## TASK REQUIREMENTS
All of the listing below must be repeated word for word. Pictures are the only thing to omit.

>>>>

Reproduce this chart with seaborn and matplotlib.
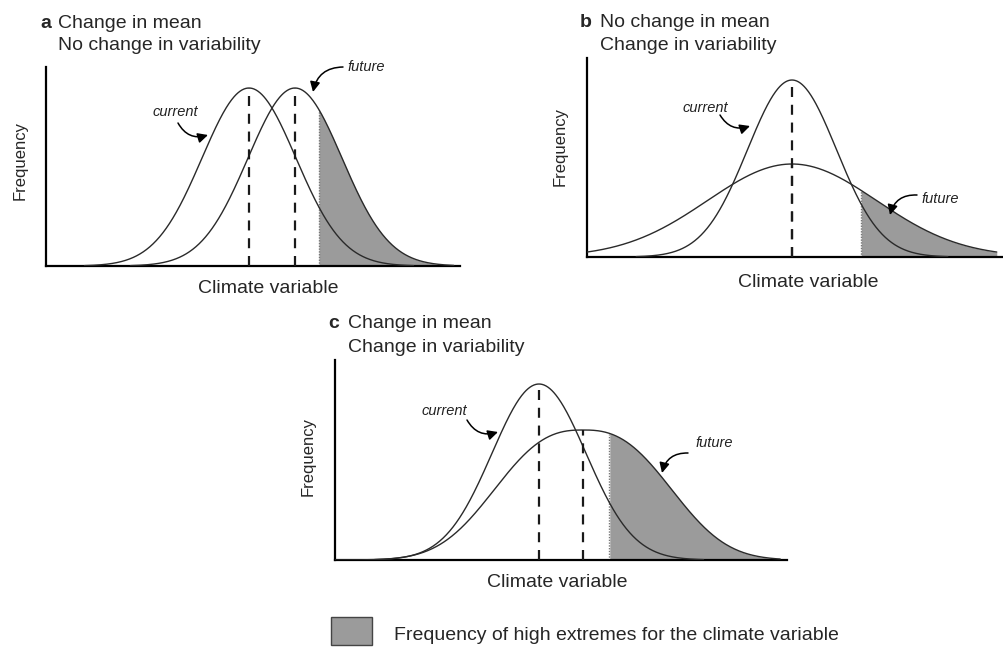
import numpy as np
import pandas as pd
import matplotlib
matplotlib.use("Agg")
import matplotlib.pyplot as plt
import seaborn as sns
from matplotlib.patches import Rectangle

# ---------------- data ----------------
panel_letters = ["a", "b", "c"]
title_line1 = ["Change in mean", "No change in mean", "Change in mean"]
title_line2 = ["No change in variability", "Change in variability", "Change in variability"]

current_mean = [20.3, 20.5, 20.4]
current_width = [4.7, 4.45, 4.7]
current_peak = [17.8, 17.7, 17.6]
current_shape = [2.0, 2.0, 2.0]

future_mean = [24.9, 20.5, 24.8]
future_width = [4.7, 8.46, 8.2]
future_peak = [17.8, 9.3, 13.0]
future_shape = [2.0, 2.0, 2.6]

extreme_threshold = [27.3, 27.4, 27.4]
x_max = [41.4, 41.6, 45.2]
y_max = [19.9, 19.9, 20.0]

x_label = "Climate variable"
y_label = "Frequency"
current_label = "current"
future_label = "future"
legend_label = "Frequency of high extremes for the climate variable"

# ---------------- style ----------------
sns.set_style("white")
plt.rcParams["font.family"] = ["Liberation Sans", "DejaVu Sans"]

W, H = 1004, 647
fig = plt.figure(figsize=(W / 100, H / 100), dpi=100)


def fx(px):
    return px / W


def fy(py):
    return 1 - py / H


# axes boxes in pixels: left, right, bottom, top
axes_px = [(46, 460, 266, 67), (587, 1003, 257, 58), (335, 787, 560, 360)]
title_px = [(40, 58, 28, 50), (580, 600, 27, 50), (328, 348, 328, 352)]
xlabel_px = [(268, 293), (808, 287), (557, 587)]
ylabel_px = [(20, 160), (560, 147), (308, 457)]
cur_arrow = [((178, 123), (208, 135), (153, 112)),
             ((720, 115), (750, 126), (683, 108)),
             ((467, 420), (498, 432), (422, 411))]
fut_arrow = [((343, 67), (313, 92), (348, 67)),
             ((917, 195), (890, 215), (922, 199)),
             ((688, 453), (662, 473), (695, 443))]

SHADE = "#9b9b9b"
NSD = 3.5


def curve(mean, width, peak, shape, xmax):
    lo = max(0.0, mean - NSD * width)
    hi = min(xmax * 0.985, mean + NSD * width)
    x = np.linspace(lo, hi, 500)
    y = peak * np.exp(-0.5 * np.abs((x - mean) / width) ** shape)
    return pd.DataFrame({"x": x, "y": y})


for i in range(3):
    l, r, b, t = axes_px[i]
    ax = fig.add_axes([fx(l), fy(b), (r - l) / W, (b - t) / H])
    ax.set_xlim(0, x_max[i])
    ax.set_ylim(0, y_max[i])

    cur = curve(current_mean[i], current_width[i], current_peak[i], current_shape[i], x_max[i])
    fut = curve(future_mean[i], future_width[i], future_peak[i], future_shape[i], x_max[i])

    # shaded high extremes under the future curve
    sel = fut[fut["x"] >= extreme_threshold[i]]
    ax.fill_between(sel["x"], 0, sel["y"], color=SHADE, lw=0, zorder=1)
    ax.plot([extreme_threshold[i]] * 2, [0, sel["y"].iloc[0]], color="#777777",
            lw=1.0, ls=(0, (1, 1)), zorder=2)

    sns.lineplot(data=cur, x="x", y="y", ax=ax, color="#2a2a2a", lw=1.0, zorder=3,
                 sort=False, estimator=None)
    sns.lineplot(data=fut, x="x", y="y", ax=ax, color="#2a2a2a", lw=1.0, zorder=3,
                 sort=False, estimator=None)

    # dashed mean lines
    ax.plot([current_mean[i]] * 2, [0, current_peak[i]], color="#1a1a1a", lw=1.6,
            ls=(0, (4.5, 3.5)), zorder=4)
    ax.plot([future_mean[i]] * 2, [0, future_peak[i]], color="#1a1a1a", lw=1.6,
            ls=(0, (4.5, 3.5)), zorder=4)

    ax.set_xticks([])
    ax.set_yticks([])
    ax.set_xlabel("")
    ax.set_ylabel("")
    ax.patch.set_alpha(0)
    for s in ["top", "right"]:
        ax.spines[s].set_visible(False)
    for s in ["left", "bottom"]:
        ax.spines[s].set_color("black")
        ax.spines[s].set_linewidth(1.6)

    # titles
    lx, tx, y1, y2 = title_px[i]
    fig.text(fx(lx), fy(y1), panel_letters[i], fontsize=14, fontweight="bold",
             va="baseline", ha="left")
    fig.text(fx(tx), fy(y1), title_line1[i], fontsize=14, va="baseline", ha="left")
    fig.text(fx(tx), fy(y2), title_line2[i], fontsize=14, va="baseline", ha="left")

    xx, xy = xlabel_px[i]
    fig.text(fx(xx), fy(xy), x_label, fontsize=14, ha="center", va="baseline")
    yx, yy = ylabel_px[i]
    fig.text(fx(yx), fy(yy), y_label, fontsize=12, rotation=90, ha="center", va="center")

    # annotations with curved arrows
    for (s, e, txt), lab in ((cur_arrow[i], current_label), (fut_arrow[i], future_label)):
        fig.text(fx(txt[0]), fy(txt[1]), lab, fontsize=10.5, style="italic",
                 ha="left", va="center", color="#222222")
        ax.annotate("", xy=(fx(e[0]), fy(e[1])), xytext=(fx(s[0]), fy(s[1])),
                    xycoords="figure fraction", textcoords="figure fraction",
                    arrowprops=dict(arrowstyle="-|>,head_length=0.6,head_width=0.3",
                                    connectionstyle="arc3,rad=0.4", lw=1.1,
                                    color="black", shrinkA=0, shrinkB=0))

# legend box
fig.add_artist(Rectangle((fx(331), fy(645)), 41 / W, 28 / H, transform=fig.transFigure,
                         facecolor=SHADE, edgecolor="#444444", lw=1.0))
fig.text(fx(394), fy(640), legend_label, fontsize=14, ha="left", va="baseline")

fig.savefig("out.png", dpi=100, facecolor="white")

<<<<

## TASK SOLUTION
Reproduce this chart with seaborn and matplotlib.
import numpy as np
import pandas as pd
import matplotlib
matplotlib.use("Agg")
import matplotlib.pyplot as plt
import seaborn as sns
from matplotlib.patches import Rectangle

# ---------------- data ----------------
panel_letters = ["a", "b", "c"]
title_line1 = ["Change in mean", "No change in mean", "Change in mean"]
title_line2 = ["No change in variability", "Change in variability", "Change in variability"]

current_mean = [20.3, 20.5, 20.4]
current_width = [4.7, 4.45, 4.7]
current_peak = [17.8, 17.7, 17.6]
current_shape = [2.0, 2.0, 2.0]

future_mean = [24.9, 20.5, 24.8]
future_width = [4.7, 8.46, 8.2]
future_peak = [17.8, 9.3, 13.0]
future_shape = [2.0, 2.0, 2.6]

extreme_threshold = [27.3, 27.4, 27.4]
x_max = [41.4, 41.6, 45.2]
y_max = [19.9, 19.9, 20.0]

x_label = "Climate variable"
y_label = "Frequency"
current_label = "current"
future_label = "future"
legend_label = "Frequency of high extremes for the climate variable"

# ---------------- style ----------------
sns.set_style("white")
plt.rcParams["font.family"] = ["Liberation Sans", "DejaVu Sans"]

W, H = 1004, 647
fig = plt.figure(figsize=(W / 100, H / 100), dpi=100)


def fx(px):
    return px / W


def fy(py):
    return 1 - py / H


# axes boxes in pixels: left, right, bottom, top
axes_px = [(46, 460, 266, 67), (587, 1003, 257, 58), (335, 787, 560, 360)]
title_px = [(40, 58, 28, 50), (580, 600, 27, 50), (328, 348, 328, 352)]
xlabel_px = [(268, 293), (808, 287), (557, 587)]
ylabel_px = [(20, 160), (560, 147), (308, 457)]
cur_arrow = [((178, 123), (208, 135), (153, 112)),
             ((720, 115), (750, 126), (683, 108)),
             ((467, 420), (498, 432), (422, 411))]
fut_arrow = [((343, 67), (313, 92), (348, 67)),
             ((917, 195), (890, 215), (922, 199)),
             ((688, 453), (662, 473), (695, 443))]

SHADE = "#9b9b9b"
NSD = 3.5


def curve(mean, width, peak, shape, xmax):
    lo = max(0.0, mean - NSD * width)
    hi = min(xmax * 0.985, mean + NSD * width)
    x = np.linspace(lo, hi, 500)
    y = peak * np.exp(-0.5 * np.abs((x - mean) / width) ** shape)
    return pd.DataFrame({"x": x, "y": y})


for i in range(3):
    l, r, b, t = axes_px[i]
    ax = fig.add_axes([fx(l), fy(b), (r - l) / W, (b - t) / H])
    ax.set_xlim(0, x_max[i])
    ax.set_ylim(0, y_max[i])

    cur = curve(current_mean[i], current_width[i], current_peak[i], current_shape[i], x_max[i])
    fut = curve(future_mean[i], future_width[i], future_peak[i], future_shape[i], x_max[i])

    # shaded high extremes under the future curve
    sel = fut[fut["x"] >= extreme_threshold[i]]
    ax.fill_between(sel["x"], 0, sel["y"], color=SHADE, lw=0, zorder=1)
    ax.plot([extreme_threshold[i]] * 2, [0, sel["y"].iloc[0]], color="#777777",
            lw=1.0, ls=(0, (1, 1)), zorder=2)

    sns.lineplot(data=cur, x="x", y="y", ax=ax, color="#2a2a2a", lw=1.0, zorder=3,
                 sort=False, estimator=None)
    sns.lineplot(data=fut, x="x", y="y", ax=ax, color="#2a2a2a", lw=1.0, zorder=3,
                 sort=False, estimator=None)

    # dashed mean lines
    ax.plot([current_mean[i]] * 2, [0, current_peak[i]], color="#1a1a1a", lw=1.6,
            ls=(0, (4.5, 3.5)), zorder=4)
    ax.plot([future_mean[i]] * 2, [0, future_peak[i]], color="#1a1a1a", lw=1.6,
            ls=(0, (4.5, 3.5)), zorder=4)

    ax.set_xticks([])
    ax.set_yticks([])
    ax.set_xlabel("")
    ax.set_ylabel("")
    ax.patch.set_alpha(0)
    for s in ["top", "right"]:
        ax.spines[s].set_visible(False)
    for s in ["left", "bottom"]:
        ax.spines[s].set_color("black")
        ax.spines[s].set_linewidth(1.6)

    # titles
    lx, tx, y1, y2 = title_px[i]
    fig.text(fx(lx), fy(y1), panel_letters[i], fontsize=14, fontweight="bold",
             va="baseline", ha="left")
    fig.text(fx(tx), fy(y1), title_line1[i], fontsize=14, va="baseline", ha="left")
    fig.text(fx(tx), fy(y2), title_line2[i], fontsize=14, va="baseline", ha="left")

    xx, xy = xlabel_px[i]
    fig.text(fx(xx), fy(xy), x_label, fontsize=14, ha="center", va="baseline")
    yx, yy = ylabel_px[i]
    fig.text(fx(yx), fy(yy), y_label, fontsize=12, rotation=90, ha="center", va="center")

    # annotations with curved arrows
    for (s, e, txt), lab in ((cur_arrow[i], current_label), (fut_arrow[i], future_label)):
        fig.text(fx(txt[0]), fy(txt[1]), lab, fontsize=10.5, style="italic",
                 ha="left", va="center", color="#222222")
        ax.annotate("", xy=(fx(e[0]), fy(e[1])), xytext=(fx(s[0]), fy(s[1])),
                    xycoords="figure fraction", textcoords="figure fraction",
                    arrowprops=dict(arrowstyle="-|>,head_length=0.6,head_width=0.3",
                                    connectionstyle="arc3,rad=0.4", lw=1.1,
                                    color="black", shrinkA=0, shrinkB=0))

# legend box
fig.add_artist(Rectangle((fx(331), fy(645)), 41 / W, 28 / H, transform=fig.transFigure,
                         facecolor=SHADE, edgecolor="#444444", lw=1.0))
fig.text(fx(394), fy(640), legend_label, fontsize=14, ha="left", va="baseline")

fig.savefig("out.png", dpi=100, facecolor="white")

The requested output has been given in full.